Provided data:
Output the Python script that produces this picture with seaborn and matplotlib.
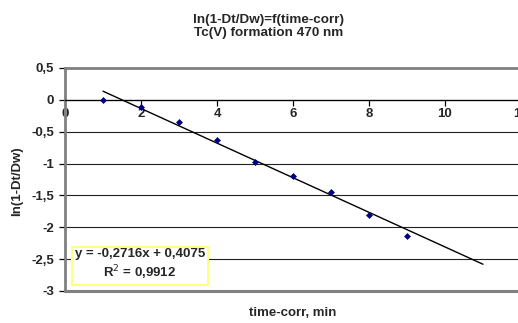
import numpy as np
import pandas as pd
import matplotlib
matplotlib.use("Agg")
import matplotlib.pyplot as plt
import seaborn as sns

# Data
time_corr = [1, 2, 3, 4, 5, 6, 7, 8, 9]
ln_values = [0.0, -0.105, -0.35, -0.63, -0.97, -1.20, -1.44, -1.80, -2.13]
slope = -0.2716
intercept = 0.4075
r_squared = 0.9912
forecast_forward = 2
x_ticks = [0, 2, 4, 6, 8, 10, 12]
y_ticks = [0.5, 0, -0.5, -1, -1.5, -2, -2.5, -3]

title = "ln(1-Dt/Dw)=f(time-corr)\nTc(V) formation 470 nm"
x_label = "time-corr, min"
y_label = "ln(1-Dt/Dw)"

sns.set_style("white")
plt.rcParams['font.family'] = ['Liberation Sans', 'DejaVu Sans']

fig = plt.figure(figsize=(5.18, 3.23), dpi=100)
ax = fig.add_axes([65 / 518, 1 - 291 / 323, (521 - 65) / 518, (291 - 68) / 323])

df = pd.DataFrame({"x": time_corr, "y": ln_values})
trend_x = np.array([time_corr[0], time_corr[-1] + forecast_forward])
trend = pd.DataFrame({"x": trend_x, "y": slope * trend_x + intercept})

sns.lineplot(data=trend, x="x", y="y", ax=ax, color="black", linewidth=1.0, zorder=4)
sns.scatterplot(data=df, x="x", y="y", ax=ax, marker="D", s=9, color="#000080",
                edgecolor="#000080", linewidth=0.5, zorder=5)

# spines (position first: it resets the tick objects)
ax.spines["bottom"].set_position(("data", 0))
ax.spines["bottom"].set_color("black")
ax.spines["bottom"].set_linewidth(0.9)
ax.spines["top"].set_color("#808080")
ax.spines["top"].set_linewidth(2)
ax.spines["left"].set_color("#808080")
ax.spines["left"].set_linewidth(2)
ax.spines["right"].set_visible(False)

ax.set_xlim(0, 12)
ax.set_ylim(-3, 0.5)
ax.set_xticks(x_ticks)
ax.set_yticks(y_ticks)

def fmt(v):
    return ("%g" % v).replace(".", ",")

ax.set_xticklabels([fmt(v) for v in x_ticks], fontsize=9.5, fontweight="bold")
ax.set_yticklabels([fmt(v) for v in y_ticks], fontsize=9.5, fontweight="bold")

ax.grid(axis="y", color="#222222", linewidth=0.8, zorder=0)
ax.grid(axis="x", visible=False)
ax.set_axisbelow(True)
ax.axhline(-3, color="#808080", linewidth=2.2, zorder=3, clip_on=False)

ax.tick_params(axis="x", direction="out", length=4, width=0.9, color="black", pad=2,
               bottom=True)
ax.tick_params(axis="y", direction="out", length=4, width=0.9, color="black", pad=4,
               left=True)

ax.set_xlabel("")
ax.set_ylabel("")
fig.text(293 / 518, 1 - 313 / 323, x_label, ha="center", va="center",
         fontsize=9.5, fontweight="bold")
fig.text(17 / 518, 1 - 181 / 323, y_label, ha="center", va="center",
         rotation=90, fontsize=9.5, fontweight="bold")
fig.text(269 / 518, 1 - 26.5 / 323, title, ha="center", va="center",
         fontsize=9.7, fontweight="bold", linespacing=1.15)

eq = "y = %sx + %s\nR$^{2}$ = %s" % (fmt(slope), fmt(intercept), fmt(r_squared))
ax.text(140 / 518, 1 - 265 / 323, eq, transform=fig.transFigure, ha="center",
        va="center", fontsize=9.5, fontweight="bold", linespacing=1.25, zorder=6,
        multialignment="center",
        bbox=dict(boxstyle="square,pad=0.2", facecolor="white",
                  edgecolor="#FFFF80", linewidth=1.5))

fig.savefig("out.png", dpi=100)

Problem details: Copy each line above precisely, dropping the pictures.

Answer to this exercise:
Output the Python script that produces this picture with seaborn and matplotlib.
import numpy as np
import pandas as pd
import matplotlib
matplotlib.use("Agg")
import matplotlib.pyplot as plt
import seaborn as sns

# Data
time_corr = [1, 2, 3, 4, 5, 6, 7, 8, 9]
ln_values = [0.0, -0.105, -0.35, -0.63, -0.97, -1.20, -1.44, -1.80, -2.13]
slope = -0.2716
intercept = 0.4075
r_squared = 0.9912
forecast_forward = 2
x_ticks = [0, 2, 4, 6, 8, 10, 12]
y_ticks = [0.5, 0, -0.5, -1, -1.5, -2, -2.5, -3]

title = "ln(1-Dt/Dw)=f(time-corr)\nTc(V) formation 470 nm"
x_label = "time-corr, min"
y_label = "ln(1-Dt/Dw)"

sns.set_style("white")
plt.rcParams['font.family'] = ['Liberation Sans', 'DejaVu Sans']

fig = plt.figure(figsize=(5.18, 3.23), dpi=100)
ax = fig.add_axes([65 / 518, 1 - 291 / 323, (521 - 65) / 518, (291 - 68) / 323])

df = pd.DataFrame({"x": time_corr, "y": ln_values})
trend_x = np.array([time_corr[0], time_corr[-1] + forecast_forward])
trend = pd.DataFrame({"x": trend_x, "y": slope * trend_x + intercept})

sns.lineplot(data=trend, x="x", y="y", ax=ax, color="black", linewidth=1.0, zorder=4)
sns.scatterplot(data=df, x="x", y="y", ax=ax, marker="D", s=9, color="#000080",
                edgecolor="#000080", linewidth=0.5, zorder=5)

# spines (position first: it resets the tick objects)
ax.spines["bottom"].set_position(("data", 0))
ax.spines["bottom"].set_color("black")
ax.spines["bottom"].set_linewidth(0.9)
ax.spines["top"].set_color("#808080")
ax.spines["top"].set_linewidth(2)
ax.spines["left"].set_color("#808080")
ax.spines["left"].set_linewidth(2)
ax.spines["right"].set_visible(False)

ax.set_xlim(0, 12)
ax.set_ylim(-3, 0.5)
ax.set_xticks(x_ticks)
ax.set_yticks(y_ticks)

def fmt(v):
    return ("%g" % v).replace(".", ",")

ax.set_xticklabels([fmt(v) for v in x_ticks], fontsize=9.5, fontweight="bold")
ax.set_yticklabels([fmt(v) for v in y_ticks], fontsize=9.5, fontweight="bold")

ax.grid(axis="y", color="#222222", linewidth=0.8, zorder=0)
ax.grid(axis="x", visible=False)
ax.set_axisbelow(True)
ax.axhline(-3, color="#808080", linewidth=2.2, zorder=3, clip_on=False)

ax.tick_params(axis="x", direction="out", length=4, width=0.9, color="black", pad=2,
               bottom=True)
ax.tick_params(axis="y", direction="out", length=4, width=0.9, color="black", pad=4,
               left=True)

ax.set_xlabel("")
ax.set_ylabel("")
fig.text(293 / 518, 1 - 313 / 323, x_label, ha="center", va="center",
         fontsize=9.5, fontweight="bold")
fig.text(17 / 518, 1 - 181 / 323, y_label, ha="center", va="center",
         rotation=90, fontsize=9.5, fontweight="bold")
fig.text(269 / 518, 1 - 26.5 / 323, title, ha="center", va="center",
         fontsize=9.7, fontweight="bold", linespacing=1.15)

eq = "y = %sx + %s\nR$^{2}$ = %s" % (fmt(slope), fmt(intercept), fmt(r_squared))
ax.text(140 / 518, 1 - 265 / 323, eq, transform=fig.transFigure, ha="center",
        va="center", fontsize=9.5, fontweight="bold", linespacing=1.25, zorder=6,
        multialignment="center",
        bbox=dict(boxstyle="square,pad=0.2", facecolor="white",
                  edgecolor="#FFFF80", linewidth=1.5))

fig.savefig("out.png", dpi=100)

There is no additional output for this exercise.